In your words, what makes a Parlee a Parlee?
The way they ride. That’s the simplest answer.
There’s a hallmark ride quality that I usually describe as quiet. The bike disappears underneath you. You’re not thinking about noises or harshness or what the bike is doing—you’re just riding.
What’s important is that this feel carries across the entire lineup. A Z1 rides like a Z5 rides like an RZ7. We work really hard to maintain that consistency. When we launched the RZ7, I had a longtime partner tell me—almost emotionally—that it rode like his Z-Zero. That meant everything to us.
How would you describe the internal culture that supports that outcome?
It sounds cheesy, but it’s a family. It really is.
For over 20 years, it literally was a family business. And now, we’re in a place where there aren't any passengers. There aren’t transplants cycling through brands. The core team has been here forever. Rommel and Tom are essentially employees three and four. People stayed through Chapter 11. Nobody looked for other jobs. We just said, “This has to work.”
That loyalty isn’t strategic—it’s instinctive. We look out for each other. We’re transparent. Everyone understands what everyone else does, even if we can’t do it ourselves. That empathy makes a huge difference.
How does Parlee’s New England location factor into all of this?
The roads, first of all. That informs everything.
Chebacco—the gravel bike—that’s literally named after the frost-heaved gravel road between Tom’s house and the factory. That was our test loop. These aren’t abstractions.
There’s also a blue-collar, old-Yankee sensibility. Thoughtfulness with materials. Efficiency. No pretense. The building itself is an old railroad turnstile. Where the train spun around is now the paint booth. It’s not a showroom—it’s a working factory.
We like it that way.
From a sales and brand perspective, how are you positioning Parlee today?
We’re learning to be more unapologetic. There are off-the-shelf bikes selling for $17,000, $18,000, $19,000 now. If someone is willing to spend that, why not consider a bike made specifically for you?

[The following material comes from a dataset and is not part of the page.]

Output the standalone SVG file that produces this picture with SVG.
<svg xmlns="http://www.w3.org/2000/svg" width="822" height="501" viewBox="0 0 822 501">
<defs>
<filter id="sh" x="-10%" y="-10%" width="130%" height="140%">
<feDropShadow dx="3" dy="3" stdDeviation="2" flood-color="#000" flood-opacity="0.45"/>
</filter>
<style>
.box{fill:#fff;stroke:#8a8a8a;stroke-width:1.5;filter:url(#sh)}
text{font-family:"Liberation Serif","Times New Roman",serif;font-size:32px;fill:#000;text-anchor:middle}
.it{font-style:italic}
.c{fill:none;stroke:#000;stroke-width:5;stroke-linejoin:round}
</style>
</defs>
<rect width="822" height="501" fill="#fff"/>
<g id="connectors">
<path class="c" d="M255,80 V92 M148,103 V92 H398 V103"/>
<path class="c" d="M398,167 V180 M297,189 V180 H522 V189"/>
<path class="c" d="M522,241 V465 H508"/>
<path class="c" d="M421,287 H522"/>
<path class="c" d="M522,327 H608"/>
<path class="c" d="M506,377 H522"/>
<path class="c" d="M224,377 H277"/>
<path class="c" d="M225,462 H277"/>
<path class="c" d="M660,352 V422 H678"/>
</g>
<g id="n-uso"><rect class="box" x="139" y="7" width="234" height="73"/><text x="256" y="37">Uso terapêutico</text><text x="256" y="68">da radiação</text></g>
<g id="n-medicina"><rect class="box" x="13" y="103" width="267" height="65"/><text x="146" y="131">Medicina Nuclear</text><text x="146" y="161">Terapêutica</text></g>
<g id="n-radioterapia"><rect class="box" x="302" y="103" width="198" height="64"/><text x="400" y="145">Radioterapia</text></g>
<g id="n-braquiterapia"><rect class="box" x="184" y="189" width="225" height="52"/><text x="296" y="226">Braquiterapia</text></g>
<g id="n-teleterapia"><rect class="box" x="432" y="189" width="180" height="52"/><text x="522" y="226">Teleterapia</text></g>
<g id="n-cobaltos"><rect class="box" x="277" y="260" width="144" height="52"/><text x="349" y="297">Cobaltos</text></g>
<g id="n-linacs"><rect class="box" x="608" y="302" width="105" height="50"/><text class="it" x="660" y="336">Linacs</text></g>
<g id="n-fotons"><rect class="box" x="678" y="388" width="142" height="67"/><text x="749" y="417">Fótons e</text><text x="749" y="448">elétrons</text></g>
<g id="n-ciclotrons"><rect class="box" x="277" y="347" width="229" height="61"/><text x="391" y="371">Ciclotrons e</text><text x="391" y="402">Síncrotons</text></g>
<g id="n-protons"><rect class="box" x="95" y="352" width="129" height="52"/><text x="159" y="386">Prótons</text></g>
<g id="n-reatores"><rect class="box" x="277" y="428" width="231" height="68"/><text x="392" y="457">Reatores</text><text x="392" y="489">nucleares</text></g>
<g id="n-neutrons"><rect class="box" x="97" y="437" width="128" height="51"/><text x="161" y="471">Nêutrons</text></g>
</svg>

We’ve also shifted language. “Custom” can feel intimidating. We talk more about “bespoke” or “made-to-measure.” These bikes aren’t just for very tall or very short people—they’re for anyone who wants something with soul and personality.
The product always comes first. We’ll market it, but we won’t compromise it. We’re terrified of becoming a brand that just licenses its name. That will never happen here.

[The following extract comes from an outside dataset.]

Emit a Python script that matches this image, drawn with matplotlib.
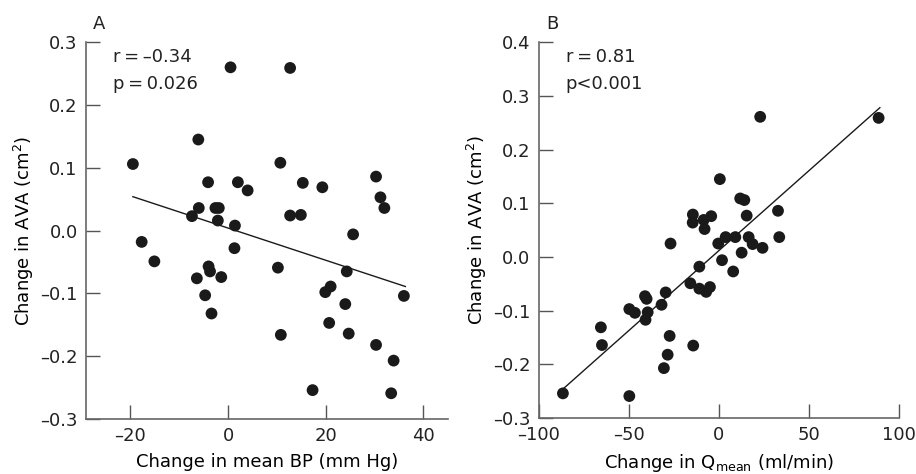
import matplotlib

matplotlib.use("Agg")
import matplotlib.pyplot as plt

# Panel A: change in mean BP (mm Hg) vs change in AVA (cm2)
bp_change = [
    -19.5, -17.7, -15.1, -7.4, -6.1, -6.0, -6.4, -4.7, -4.1, -4.0, -3.7,
    -3.4, -2.6, -1.9, -2.1, -1.4, 0.5, 1.4, 1.3, 2.0, 4.0, 10.2, 10.7,
    10.8, 12.7, 12.7, 14.9, 15.3, 17.3, 19.3, 19.9, 21.0, 20.7, 24.0,
    24.3, 24.7, 25.6, 30.3, 30.3, 31.2, 32.0, 33.9, 33.4, 36.0,
]
ava_a = [
    0.106, -0.018, -0.049, 0.023, 0.145, 0.036, -0.076, -0.103, 0.077,
    -0.057, -0.065, -0.132, 0.036, 0.036, 0.016, -0.074, 0.260, 0.008,
    -0.028, 0.077, 0.064, -0.059, 0.108, -0.166, 0.259, 0.024, 0.025,
    0.076, -0.254, 0.069, -0.098, -0.089, -0.147, -0.117, -0.065, -0.164,
    -0.006, 0.086, -0.182, 0.053, 0.036, -0.207, -0.259, -0.104,
]
fit_a_x = [-19.5, 36.3]
fit_a_y = [0.054, -0.089]

# Panel B: change in Qmean (ml/min) vs change in AVA (cm2)
q_change = [
    -86.5, -65.4, -64.8, -49.6, -49.6, -46.5, -40.9, -40.0, -40.6, -39.4,
    -31.7, -30.4, -29.4, -28.3, -27.2, -26.7, -15.7, -14.3, -14.4, -14.1,
    -10.7, -10.7, -8.3, -7.8, -6.9, -4.8, -4.1, 0.7, -0.2, 1.9, 3.9, 8.1,
    9.3, 12.0, 14.3, 12.8, 15.6, 16.7, 18.9, 23.1, 24.4, 33.0, 33.7, 88.9,
]
ava_b = [
    -0.254, -0.131, -0.164, -0.097, -0.259, -0.104, -0.073, -0.078, -0.117,
    -0.103, -0.089, -0.207, -0.066, -0.182, -0.147, 0.025, -0.049, 0.079,
    0.064, -0.165, -0.018, -0.059, 0.069, 0.052, -0.065, -0.056, 0.076,
    0.145, 0.025, -0.006, 0.037, -0.027, 0.037, 0.109, 0.106, 0.008, 0.077,
    0.037, 0.024, 0.261, 0.017, 0.086, 0.037, 0.259,
]
fit_b_x = [-86.5, 89.6]
fit_b_y = [-0.246, 0.278]

plt.rcParams["font.family"] = ["DejaVu Sans"]
plt.rcParams["font.size"] = 13
plt.rcParams["text.color"] = "#222222"

fig = plt.figure(figsize=(9.16, 4.74), dpi=100)
ax_a = fig.add_axes([0.0939, 0.116, 0.395, 0.795])
ax_b = fig.add_axes([0.588, 0.118, 0.393, 0.793])

panels = [
    (ax_a, bp_change, ava_a, fit_a_x, fit_a_y, "A",
     ["r\u2009=\u2009\u20130.34", "p\u2009=\u20090.026"],
     "Change in mean BP (mm Hg)", (-29.1, 45.0), (-0.3, 0.3),
     [-20, 0, 20, 40]),
    (ax_b, q_change, ava_b, fit_b_x, fit_b_y, "B",
     ["r\u2009=\u20090.81", "p<0.001"],
     r"Change in Q$_{\mathrm{mean}}$ (ml/min)", (-100, 100), (-0.3, 0.4),
     [-100, -50, 0, 50, 100]),
]

for ax, xs, ys, fx, fy, tag, stats, xlabel, xlim, ylim, xticks in panels:
    ax.scatter(xs, ys, s=72, color="#1a1a1a", edgecolors="none", zorder=3)
    ax.plot(fx, fy, color="#1a1a1a", lw=1.0, zorder=2)
    ax.set_xlim(*xlim)
    ax.set_ylim(*ylim)
    ax.set_xticks(xticks)
    yt = [round(ylim[0] + 0.1 * i, 1) for i in range(int(round((ylim[1] - ylim[0]) / 0.1)) + 1)]
    ax.set_yticks(yt)
    ax.set_yticklabels([f"{v:.1f}".replace("-", "\u2013") for v in yt])
    ax.set_xticklabels([str(v).replace("-", "\u2013") for v in xticks])
    for side in ("top", "right"):
        ax.spines[side].set_visible(False)
    for side in ("left", "bottom"):
        ax.spines[side].set_color("#666666")
        ax.spines[side].set_linewidth(1.2)
    ax.tick_params(direction="in", length=10, width=1.0, color="#555555",
                   labelcolor="#222222", labelsize=13, pad=6)
    ax.set_xlabel(xlabel, fontsize=13, labelpad=5.5)
    ax.set_ylabel("Change in AVA (cm$^2$)", fontsize=13, labelpad=3)
    ax.text(0.02, 1.025, tag, transform=ax.transAxes, fontsize=13,
            ha="left", va="bottom")
    ax.text(0.075, 0.96, stats[0], transform=ax.transAxes, fontsize=13,
            ha="left", va="center")
    ax.text(0.075, 0.89, stats[1], transform=ax.transAxes, fontsize=13,
            ha="left", va="center")

fig.savefig("out.png", dpi=100)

If there’s one thing you hope people understand about Parlee, what is it?
That we care. Deeply.
There are twelve of us. Everything that leaves the building is personal. If something isn’t right, people stay late to fix it. That matters when you’re asking someone to trust you with a bike at this level.
Parlee is a high-performance bicycle manufacturer headquartered in Beverly, Massachusetts.